When Neil Armstrong died last week I was reminded of his famous words when he set foot on the moon. The words he uttered became one of the most famous sentences of all time. He said,
“One small step for a man, one giant leap for mankind.”
This sentence has defined my generation. As young children we sat and watched our black and white TV’s as Neil Armstrong took that famous step. Now we make giant leaps of our own, holding tiny computers in our hands. Just last week my best friend in San Francisco took me on a tour of his house as I watched on my iPhone. He was 2800 miles away. He could see me and I could see him. I felt like Dick Tracy.
Our children barely know what it’s like not to have a cell phone. Now they wonder how technology will impact their children. I can only imagine.
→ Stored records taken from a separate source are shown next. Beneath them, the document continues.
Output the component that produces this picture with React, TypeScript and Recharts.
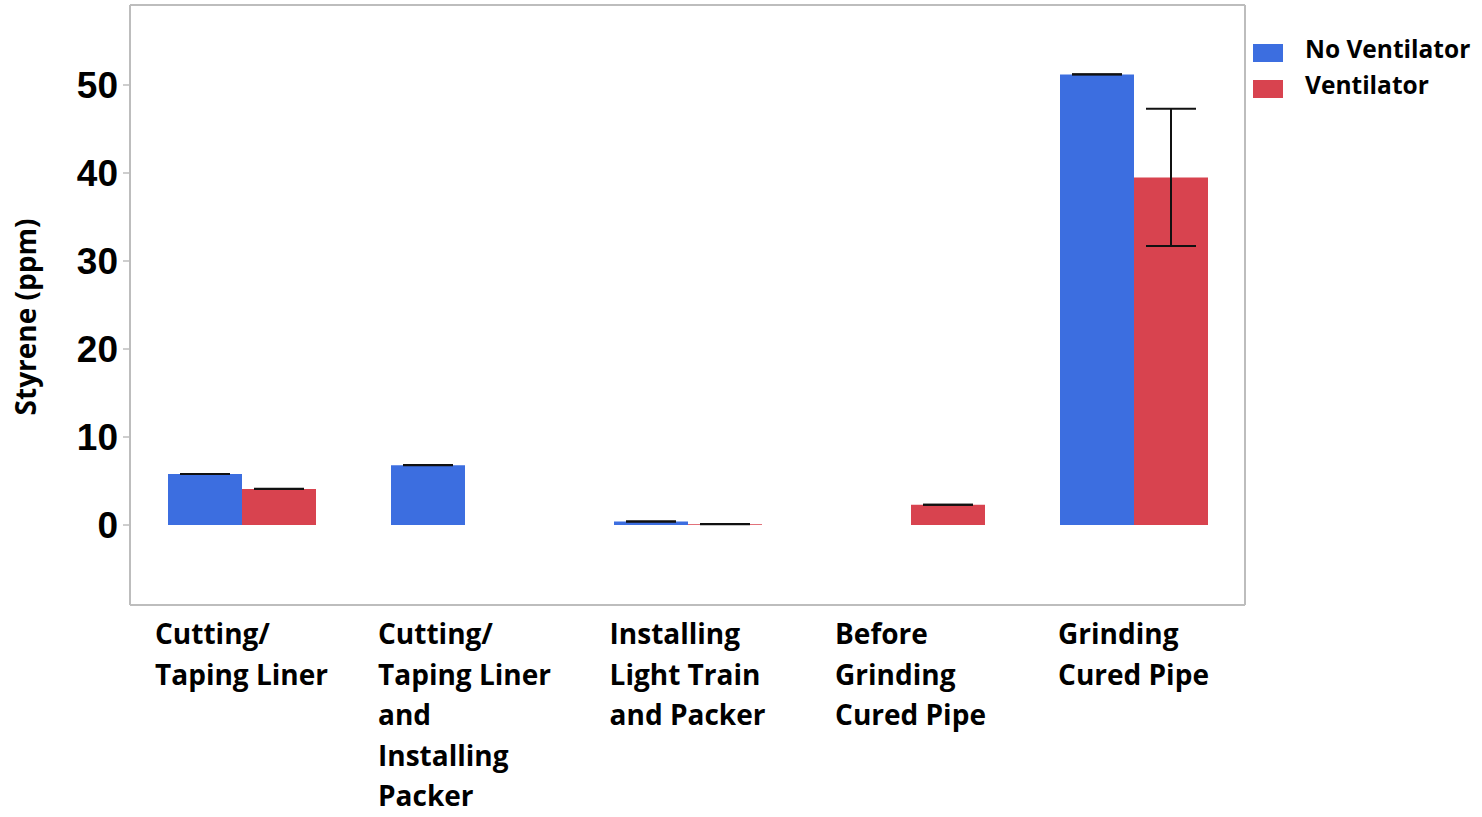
import React from 'react';
import { BarChart, Bar, XAxis, YAxis, ErrorBar } from 'recharts';

// each category label is drawn as stacked lines
const categoryLines = [
  ['Cutting/', 'Taping Liner'],
  ['Cutting/', 'Taping Liner', 'and', 'Installing', 'Packer'],
  ['Installing', 'Light Train', 'and Packer'],
  ['Before', 'Grinding', 'Cured Pipe'],
  ['Grinding', 'Cured Pipe'],
];
const categories = categoryLines.map((l) => l.join(' '));
const noVentilator = [5.8, 6.8, 0.4, null, 51.2];
const noVentilatorErr = [0.01, 0.01, 0.01, null, 0.01];
const ventilator = [4.1, null, 0.1, 2.3, 39.5];
const ventilatorErr = [0.01, null, 0.01, 0.01, 7.8];
const yTicks = [0, 10, 20, 30, 40, 50];

const data = categories.map((name, i) => ({
  name,
  noVent: noVentilator[i],
  noVentErr: noVentilatorErr[i],
  vent: ventilator[i],
  ventErr: ventilatorErr[i],
}));

const BLUE = '#3c6ee0';
const RED = '#d8434f';
const AXIS = '#bdbdbd';
const LABEL_FONT = "'Open Sans', sans-serif";
const TICK_SIZE = 28;

let ctx: CanvasRenderingContext2D | null = null;
function textWidth(s: string, font: string) {
  if (!ctx) ctx = document.createElement('canvas').getContext('2d');
  if (!ctx) return s.length * 16;
  ctx.font = font;
  return ctx.measureText(s).width;
}

function CategoryTick(props: any) {
  const { x, payload } = props;
  const idx = categories.indexOf(payload.value);
  const lines = categoryLines[idx] || [payload.value];
  const w = Math.max(...lines.map((l) => textWidth(l, `bold ${TICK_SIZE}px ${LABEL_FONT}`)));
  const left = x - w / 2;
  return (
    <text
      x={left}
      y={644}
      fontFamily={LABEL_FONT}
      fontWeight="bold"
      fontSize={TICK_SIZE}
      fill="#000"
      textAnchor="start"
    >
      {lines.map((l, i) => (
        <tspan key={i} x={left} y={644 + i * 40.5}>
          {l}
        </tspan>
      ))}
    </text>
  );
}

export default function App() {
  return (
    <div style={{ position: 'absolute', left: 0, top: 0, width: 1482, height: 817 }}>
      <BarChart
        width={1482}
        height={817}
        data={data}
        margin={{ top: 4, right: 236, bottom: 0, left: 0 }}
        barSize={74}
        barGap={0}
      >
        <XAxis
          dataKey="name"
          height={212}
          axisLine={{ stroke: AXIS, strokeWidth: 2 }}
          tickLine={false}
          tick={<CategoryTick />}
          interval={0}
        />
        <XAxis
          xAxisId="top"
          dataKey="name"
          orientation="top"
          height={1}
          axisLine={{ stroke: AXIS, strokeWidth: 2 }}
          tickLine={false}
          tick={false}
        />
        <YAxis
          width={130}
          domain={[-9.09, 59.09]}
          ticks={yTicks}
          allowDataOverflow
          axisLine={{ stroke: AXIS, strokeWidth: 2 }}
          tickLine={{ stroke: AXIS, strokeWidth: 1.5 }}
          tickSize={7}
          tickMargin={5}
          tick={{
            fill: '#000',
            fontFamily: "'Liberation Sans', Arial, sans-serif",
            fontWeight: 'bold',
            fontSize: 37,
          }}
          label={{
            content: () => (
              <text
                transform="translate(25,317) rotate(-90)"
                textAnchor="middle"
                dominantBaseline="central"
                fontFamily={LABEL_FONT}
                fontWeight="bold"
                fontSize={28}
                fill="#000"
              >
                Styrene (ppm)
              </text>
            ),
          }}
        />
        <YAxis
          yAxisId="right"
          orientation="right"
          width={1}
          domain={[0, 1]}
          axisLine={{ stroke: AXIS, strokeWidth: 2 }}
          tickLine={false}
          tick={false}
        />
        <Bar dataKey="noVent" fill={BLUE} isAnimationActive={false}>
          <ErrorBar dataKey="noVentErr" width={25} stroke="#111" strokeWidth={2} isAnimationActive={false} />
        </Bar>
        <Bar dataKey="vent" fill={RED} isAnimationActive={false}>
          <ErrorBar dataKey="ventErr" width={25} stroke="#111" strokeWidth={2} isAnimationActive={false} />
        </Bar>
      </BarChart>
      <div
        style={{
          position: 'absolute',
          left: 1253,
          top: 30,
          fontFamily: LABEL_FONT,
          fontWeight: 'bold',
          fontSize: 24.5,
          color: '#000',
        }}
      >
        {[
          ['No Ventilator', BLUE],
          ['Ventilator', RED],
        ].map(([label, color]) => (
          <div key={label} style={{ display: 'flex', alignItems: 'center', height: 36 }}>
            <span
              style={{
                display: 'inline-block',
                width: 30,
                height: 18,
                background: color,
                marginRight: 22,
                position: 'relative',
                top: 5,
              }}
            />
            <span>{label}</span>
          </div>
        ))}
      </div>
    </div>
  );
}
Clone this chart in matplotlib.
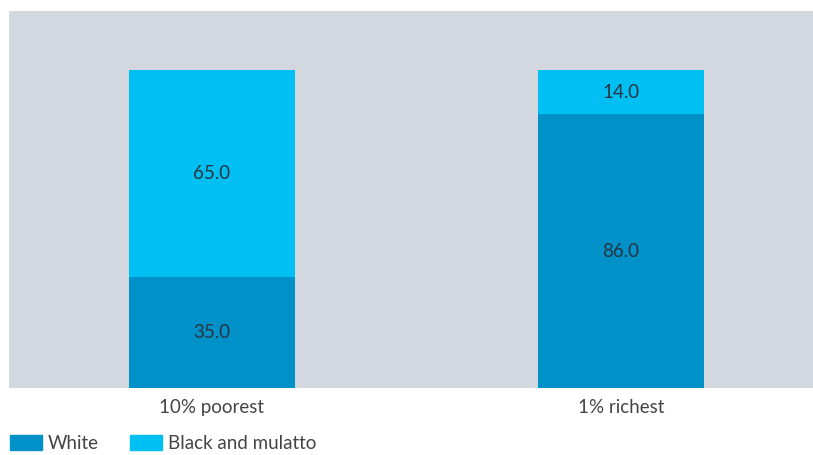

It seems as though giant leaps are made almost daily. But far too often those leaps are made by others. While our own hopes and dreams remain just that — hopes and dreams — others are working to make their hopes realities. They are persistent. They show up. They make the best use of their time.
They take the first step.
Sometimes just a small step is actually a giant leap:
- Taking an idea and writing it down.
- Planning the next step.
- Building a model.
- Having a meeting.
- Following up.
- Doing something uncomfortable.
- Taking the risk by telling someone else.
Neil Armstrong could never have landed on the moon had someone not done the above things. Your goal may not be to land on the moon, but it could be something just as significant or life-changing.
Today I want to nudge you to bring forward idea you have in the back of your mind and take the first step toward making it a reality. Write it down. Plan. Tell someone else. Ask them to hold you accountable and follow up.
Take a risk and take a small step that just might be the giant leap this world…or maybe just your small corner of the world…really needs.
It may just be the impetus for the sentence that will define this next generation.
Go. Now. Do it.
What small step have you taken that, in the end, became a giant leap?